* Raw records
▼

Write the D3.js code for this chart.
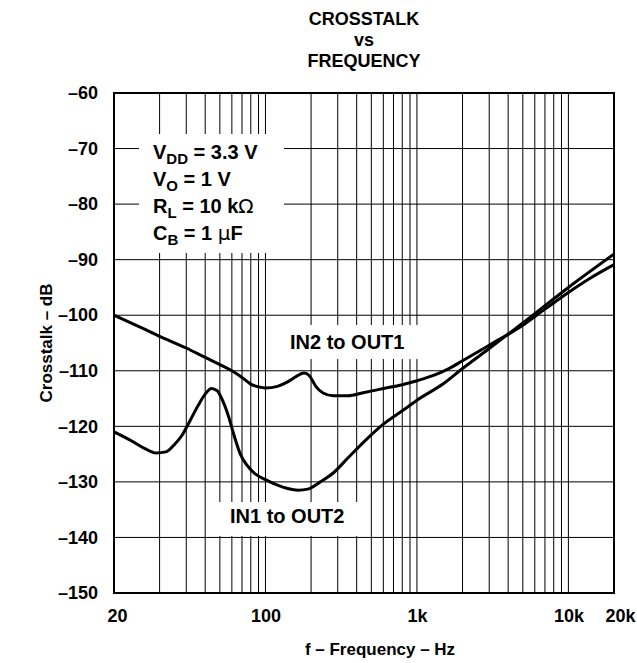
<!DOCTYPE html>
<html>
<head>
<meta charset="utf-8">
<script src="https://cdn.jsdelivr.net/npm/d3@7"></script>
<style>
  html, body { margin: 0; padding: 0; background: #fff; }
  svg { display: block; font-family: "Liberation Sans", Arial, Helvetica, sans-serif; font-weight: bold; }
</style>
</head>
<body>
<svg id="chart" width="637" height="663"></svg>
<script>
// Crosstalk vs frequency, two channel directions
const in2Freq = [10, 15, 20, 30, 40, 50, 60, 70, 80, 90, 100, 120, 140, 160, 180, 195, 215, 240, 280, 350, 450, 600, 800, 1000, 1300, 1600, 2000, 3000, 5000, 7000, 10000, 14000, 20000];
const in2Db   = [-100, -102.2, -103.8, -105.9, -107.6, -108.9, -110.0, -111.2, -112.4, -112.9, -113.1, -112.8, -112.0, -111.0, -110.4, -110.9, -112.8, -114.0, -114.5, -114.5, -113.9, -113.2, -112.5, -111.8, -110.8, -109.7, -108.2, -105.4, -101.8, -98.9, -95.9, -93.3, -90.9];

const in1Freq = [10, 13, 16, 19, 22, 25, 28, 32, 36, 40, 44, 48, 52, 57, 62, 68, 75, 85, 100, 120, 140, 165, 190, 230, 280, 350, 450, 600, 800, 1000, 1500, 2000, 3000, 5000, 10000, 20000];
const in1Db   = [-121.0, -122.6, -124.0, -124.8, -124.6, -123.3, -121.7, -118.8, -116.2, -114.2, -113.2, -113.6, -115.3, -118.2, -121.6, -124.9, -126.9, -128.5, -129.6, -130.6, -131.2, -131.5, -131.3, -130.0, -128.4, -125.7, -122.7, -119.6, -117.2, -115.3, -112.3, -109.6, -106.0, -101.4, -95.0, -89.0];

// Axis ticks
const yTicks = [-60, -70, -80, -90, -100, -110, -120, -130, -140, -150];
const xTickValues = [10, 100, 1000, 10000, 20000];
const xTickLabels = ["20", "100", "1k", "10k", "20k"];
const xGridValues = [20, 30, 40, 50, 60, 70, 80, 90, 100, 200, 300, 400, 500, 600, 700, 800, 900, 1000, 2000, 3000, 4000, 5000, 6000, 7000, 8000, 9000, 10000];

const titleLines = ["CROSSTALK", "vs", "FREQUENCY"];
const conditions = [
  { main: "V", sub: "DD", rest: " = 3.3 V" },
  { main: "V", sub: "O", rest: " = 1 V" },
  { main: "R", sub: "L", rest: " = 10 k", sym: "Ω" },
  { main: "C", sub: "B", rest: " = 1 ", sym: "µ", tail: "F" }
];

const svg = d3.select("#chart");
const plot = { left: 114, right: 614, top: 93, bottom: 593 };

const x = d3.scaleLog().domain([10, 20000]).range([plot.left, plot.right]);
const y = d3.scaleLinear().domain([-150, -60]).range([plot.bottom, plot.top]);

// Grid
const grid = svg.append("g").attr("stroke", "#000").attr("stroke-width", 1);
grid.selectAll("line.v").data(xGridValues).join("line")
  .attr("x1", d => x(d)).attr("x2", d => x(d))
  .attr("y1", plot.top).attr("y2", plot.bottom);
grid.selectAll("line.h").data(yTicks.slice(1, -1)).join("line")
  .attr("x1", plot.left).attr("x2", plot.right)
  .attr("y1", d => y(d)).attr("y2", d => y(d));

// White panels behind the annotations
const panels = [
  { x0: 139, x1: 284, y0: 134, y1: 253 },
  { x0: 285, x1: 421, y0: 325, y1: 359 },
  { x0: 216, x1: 362, y0: 502, y1: 536 }
];
svg.append("g").selectAll("rect").data(panels).join("rect")
  .attr("x", d => d.x0).attr("y", d => d.y0)
  .attr("width", d => d.x1 - d.x0).attr("height", d => d.y1 - d.y0)
  .attr("fill", "#fff");

// Curves
const line = d3.line()
  .x(d => x(d[0])).y(d => y(d[1]))
  .curve(d3.curveMonotoneX);
const series = [
  d3.zip(in2Freq, in2Db),
  d3.zip(in1Freq, in1Db)
];
svg.append("g").selectAll("path").data(series).join("path")
  .attr("d", line)
  .attr("fill", "none").attr("stroke", "#000")
  .attr("stroke-width", 3).attr("stroke-linejoin", "round");

// Frame
svg.append("rect")
  .attr("x", plot.left).attr("y", plot.top)
  .attr("width", plot.right - plot.left).attr("height", plot.bottom - plot.top)
  .attr("fill", "none").attr("stroke", "#000").attr("stroke-width", 2);

// Y axis labels
const yAxis = d3.axisLeft(y).tickValues(yTicks).tickSize(0).tickPadding(16)
  .tickFormat(d => "–" + Math.abs(d));
const yg = svg.append("g").attr("transform", `translate(${plot.left},0)`).call(yAxis);
yg.select(".domain").remove();
yg.selectAll("text").attr("font-size", 18).attr("font-family", null).attr("fill", "#000");

// X axis labels
const xAxis = d3.axisBottom(x).tickValues(xTickValues).tickSize(0).tickPadding(16)
  .tickFormat((d, i) => xTickLabels[i]);
const xg = svg.append("g").attr("transform", `translate(0,${plot.bottom})`).call(xAxis);
xg.select(".domain").remove();
xg.selectAll("text").attr("font-size", 18).attr("font-family", null).attr("fill", "#000");
xg.selectAll(".tick").filter(d => d === 10).select("text").attr("dx", 3);
xg.selectAll(".tick").filter(d => d === 20000).select("text").attr("dx", 6);

// Axis titles
svg.append("text")
  .attr("transform", `translate(52,${(plot.top + plot.bottom) / 2}) rotate(-90)`)
  .attr("text-anchor", "middle").attr("font-size", 17)
  .text("Crosstalk – dB");
svg.append("text")
  .attr("x", 380).attr("y", 655)
  .attr("text-anchor", "middle").attr("font-size", 17)
  .text("f – Frequency – Hz");

// Title
svg.append("g").selectAll("text").data(titleLines).join("text")
  .attr("x", 364).attr("y", (d, i) => 25 + i * 21)
  .attr("text-anchor", "middle").attr("font-size", 18)
  .text(d => d);

// Operating conditions
const cond = svg.append("g").selectAll("text").data(conditions).join("text")
  .attr("x", 153).attr("y", (d, i) => 159 + i * 27)
  .attr("font-size", 20);
cond.append("tspan").text(d => d.main);
cond.append("tspan").attr("font-size", 15).attr("dy", 5).text(d => d.sub);
cond.append("tspan").attr("dy", -5).text(d => d.rest);
cond.filter(d => d.sym).append("tspan").attr("font-weight", "normal")
  .attr("font-family", "DejaVu Sans, sans-serif").text(d => d.sym);
cond.filter(d => d.tail).append("tspan").text(d => d.tail);

// Curve labels
svg.append("text").attr("x", 290).attr("y", 349).attr("font-size", 20).text("IN2 to OUT1");
svg.append("text").attr("x", 230).attr("y", 523).attr("font-size", 20).text("IN1 to OUT2");
</script>
</body>
</html>
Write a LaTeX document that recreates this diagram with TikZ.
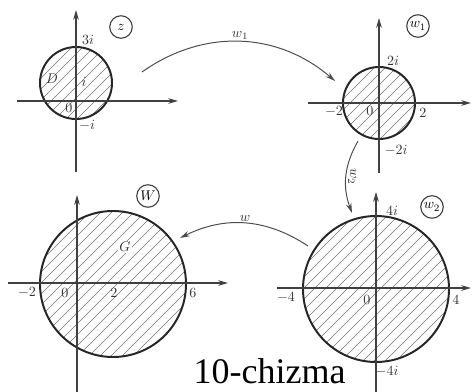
\documentclass[tikz,border=0pt]{standalone}
\usepackage{fontspec}
\newfontfamily\captionfont{Liberation Serif}
\usepackage{tikz}
\usetikzlibrary{arrows.meta,calc}
\tikzset{
    axis/.style={
        -{Stealth[length=7pt,width=4pt]},
        line width=0.9pt,
        black!75,
    },
    rim/.style={
        line width=1.4pt,
        black!85,
    },
    hatch/.style={
        line width=0.45pt,
        black!55,
    },
    mapto/.style={
        -{Stealth[length=7pt,width=4pt]},
        line width=0.7pt,
        black!70,
    },
    plane/.style={
        circle,
        draw=black!75,
        line width=0.8pt,
        inner sep=0pt,
        minimum size=16pt,
        font=\normalsize,
    },
    tag/.style={
        font=\normalsize,
        text=black!80,
        inner sep=1pt,
    },
}
% filled disk with 45 degree hatching
\newcommand\hatchdisk[3]{%
    \begin{scope}
        \clip (#1,#2) circle [radius=#3];
        \foreach \d in {-150,-139,...,150}
            \draw[hatch] (#1+\d-#3,#2+#3) -- (#1+\d+#3,#2-#3);
    \end{scope}
    \draw[rim] (#1,#2) circle [radius=#3];
}

\begin{document}
\begin{tikzpicture}[x=0.025cm, y=-0.025cm]
    \useasboundingbox (0,0) rectangle (472,392);

    % plane z
    \hatchdisk{76}{83}{36}
    \draw[axis] (17,101) -- (178,101);
    \draw[axis] (76,172) -- (76,10);
    \node[plane] (zname) at (121,27) {$z$};
    \node[tag] (zthree) at (88,40) {$3i$};
    \node[tag] (zi) at (84,82) {$i$};
    \node[tag] (zzero) at (69,108) {$0$};
    \node[tag] (zmi) at (87,125) {$-i$};
    \node[tag] (zD) at (52,79) {$D$};

    % plane w1
    \hatchdisk{379}{103}{36}
    \draw[axis] (308,103) -- (471,103);
    \draw[axis] (379,173) -- (379,18);
    \node[plane] (wonename) at (418,26) {$w_1$};
    \node[tag] (wonetwoi) at (393,61) {$2i$};
    \node[tag] (wonemtwo) at (334,112) {$-2$};
    \node[tag] (wonezero) at (370,111) {$0$};
    \node[tag] (wonetwo) at (423,113) {$2$};
    \node[tag] (wonemtwoi) at (396,150) {$-2i$};

    % plane w2
    \hatchdisk{376}{289}{73}
    \draw[axis] (277,288) -- (471,288);
    \draw[axis] (376,392) -- (376,192);
    \node[plane] (wtwoname) at (432,207) {$w_2$};
    \node[tag] (wtwofouri) at (392,211) {$4i$};
    \node[tag] (wtwomfour) at (286,298) {$-4$};
    \node[tag] (wtwozero) at (367,300) {$0$};
    \node[tag] (wtwofour) at (456,300) {$4$};
    \node[tag] (wtwomfouri) at (387,371) {$-4i$};

    % plane w
    \hatchdisk{113}{284}{73}
    \draw[axis] (8,283) -- (228,283);
    \draw[axis] (77,392) -- (77,195);
    \node[plane] (wname) at (148,196) {$W$};
    \node[tag] (wmtwo) at (27,293) {$-2$};
    \node[tag] (wzero) at (65,293) {$0$};
    \node[tag] (wtwo) at (114,293) {$2$};
    \node[tag] (wsix) at (193,293) {$6$};
    \node[tag, fill=white] (wG) at (125,247) {$G$};

    % mappings
    \coordinate (zout) at (142,72);
    \coordinate (wonein) at (335,81);
    \coordinate (woneout) at (358,141);
    \coordinate (wtwoin) at (352,213);
    \coordinate (wtwoout) at (308,246);
    \coordinate (win) at (180,238);
    \draw[mapto] (zout) to[bend left=38] node[above, tag] (mapone) {$w_1$} (wonein);
    \draw[mapto] (woneout) to[bend right=25] node[left, tag, rotate=-90, anchor=south] (maptwo) {$w_2$} (wtwoin);
    \draw[mapto] (wtwoout) to[bend right=30] node[above, tag] (mapthree) {$w$} (win);

    % caption
    \node[font=\captionfont\fontsize{25.6}{30}\selectfont, anchor=base, inner sep=0pt] (caption) at (269.5,383) {10-chizma};
\end{tikzpicture}
\end{document}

▲

* What this task involves
Extract the part of the records that opens with the line containing "Write a LaTeX" and closes with the line containing "(zD) at (52,79)". Take only those lines, exactly, and no pictures.

* Result
Write a LaTeX document that recreates this diagram with TikZ.
\documentclass[tikz,border=0pt]{standalone}
\usepackage{fontspec}
\newfontfamily\captionfont{Liberation Serif}
\usepackage{tikz}
\usetikzlibrary{arrows.meta,calc}
\tikzset{
    axis/.style={
        -{Stealth[length=7pt,width=4pt]},
        line width=0.9pt,
        black!75,
    },
    rim/.style={
        line width=1.4pt,
        black!85,
    },
    hatch/.style={
        line width=0.45pt,
        black!55,
    },
    mapto/.style={
        -{Stealth[length=7pt,width=4pt]},
        line width=0.7pt,
        black!70,
    },
    plane/.style={
        circle,
        draw=black!75,
        line width=0.8pt,
        inner sep=0pt,
        minimum size=16pt,
        font=\normalsize,
    },
    tag/.style={
        font=\normalsize,
        text=black!80,
        inner sep=1pt,
    },
}
% filled disk with 45 degree hatching
\newcommand\hatchdisk[3]{%
    \begin{scope}
        \clip (#1,#2) circle [radius=#3];
        \foreach \d in {-150,-139,...,150}
            \draw[hatch] (#1+\d-#3,#2+#3) -- (#1+\d+#3,#2-#3);
    \end{scope}
    \draw[rim] (#1,#2) circle [radius=#3];
}

\begin{document}
\begin{tikzpicture}[x=0.025cm, y=-0.025cm]
    \useasboundingbox (0,0) rectangle (472,392);

    % plane z
    \hatchdisk{76}{83}{36}
    \draw[axis] (17,101) -- (178,101);
    \draw[axis] (76,172) -- (76,10);
    \node[plane] (zname) at (121,27) {$z$};
    \node[tag] (zthree) at (88,40) {$3i$};
    \node[tag] (zi) at (84,82) {$i$};
    \node[tag] (zzero) at (69,108) {$0$};
    \node[tag] (zmi) at (87,125) {$-i$};
    \node[tag] (zD) at (52,79) {$D$};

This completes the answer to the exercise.